If it isn't on TV, it's probably not breaking through in North Texas.
David R. Blume, Wikipedia

DFW Isn’t Paying for Its News, New Pew Survey Finds

Pew Research Center is out with an analysis of how North Texans get and consume their news, and the breakdown isn't kind to print and paid media, be it The Dallas Morning News or your friendly neighborhood alt-weekly. (That's us. Hi.)

An overwhelming share of DFW turns to the region's four big over-the-air networks when it needs to find out what's going on, according to the report, which relied on survey responses from 35,000 U.S. adults combined with statistical modeling to reach its conclusions.

Twenty percent of North Texans cited KDFW, Dallas' Fox affiliate, as the local source from which they got news most often. WFAA (ABC), KXAS (NBC) and KTVT (CBS) took spots two through four, according to Pew. The Dallas Morning News, the highest ranked non-TV outlet on the list, was the first choice for 4 percent of respondents, tying with TV (unspecified) for fifth in the rankings. Nineteen percent of respondents said they prefer their news come from a source classified as "other" by Pew, which includes online-only outlets and non-daily newspapers.

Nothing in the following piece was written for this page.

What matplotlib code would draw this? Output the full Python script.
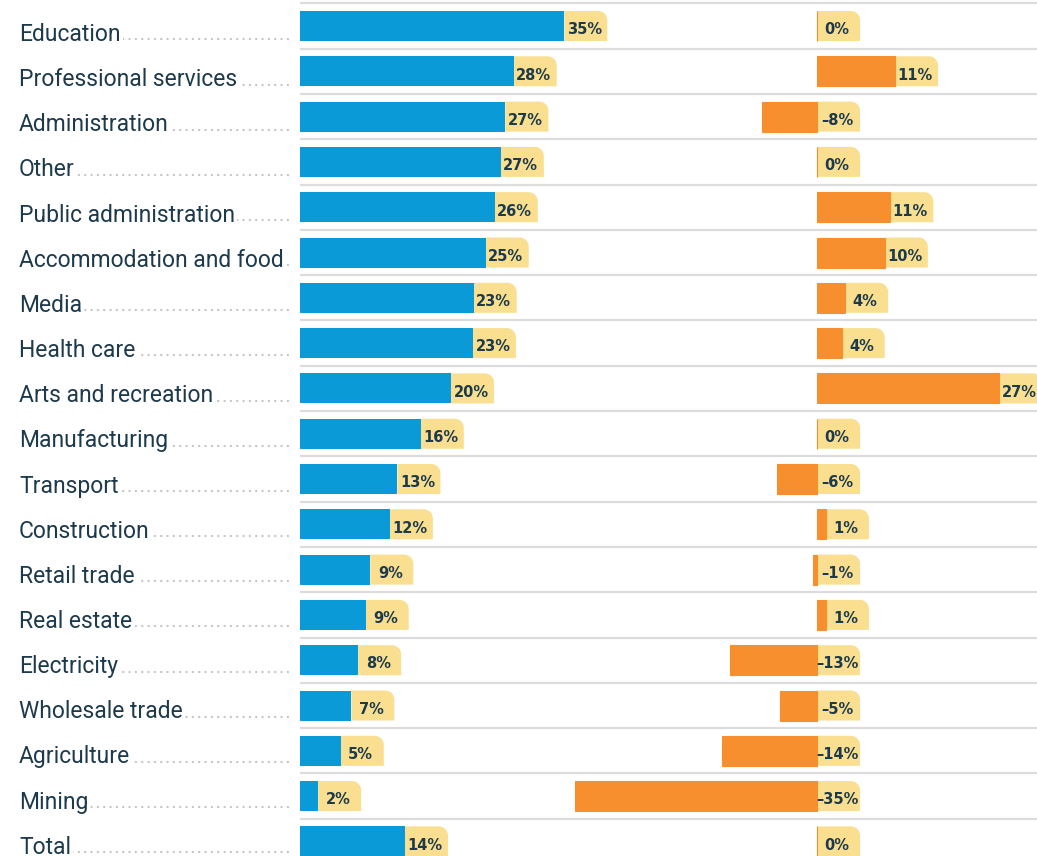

Local residents' preference for TV news lines up with the choices of those surveyed around the country, according to the researchers who compiled the report.

"Local television stations, overall, still have the widest reach, with 38 percent [of people who] are often getting news through local televisions stations," Amy Mitchell, the director of journalism research for Pew, said during a press call. "That is mostly done — still at this point — through the television set."

Other media, like traditional print outlets and nontraditional news providers, have seen more of their readership move online, Mitchell said. Regardless of the outlet producing the content, almost as many (42 percent) of Dallas residents choose to get their news from a website, app or social media as they do from their TVs (43 percent). 

Wherever DFW residents are getting their news, they aren't paying for it. Only 11 percent of those surveyed locally, about 3 percent less than the national average, said they've paid for any news in the past year, be it from a local or national outlet.

Perhaps the best news in the survey, at least for those who help provide the news, is that local residents remain confident in their local news sources. Eighty-two percent of adults in the Dallas area say local media does very well or fairly well at "keeping them informed of the most important local stories of the day," while 84 percent are either somewhat or very confident that their main source of local news can get them the information they need.

Dallas media does less well when it comes to connecting personally with those they cover, according to the survey. More than half of DFW adults told Pew that local news focuses on an area near them, like a neighboring city, rather than the one in which the live. While that's to be expected in an area as sprawling as Dallas-Fort Worth and its suburbs, Mitchell says that feeling that local news is focused on someone else is persistent throughout the country.

"When you dig in to sort of that level of connection that people feel or don't feel, there's less consistency across the country," Mitchell said.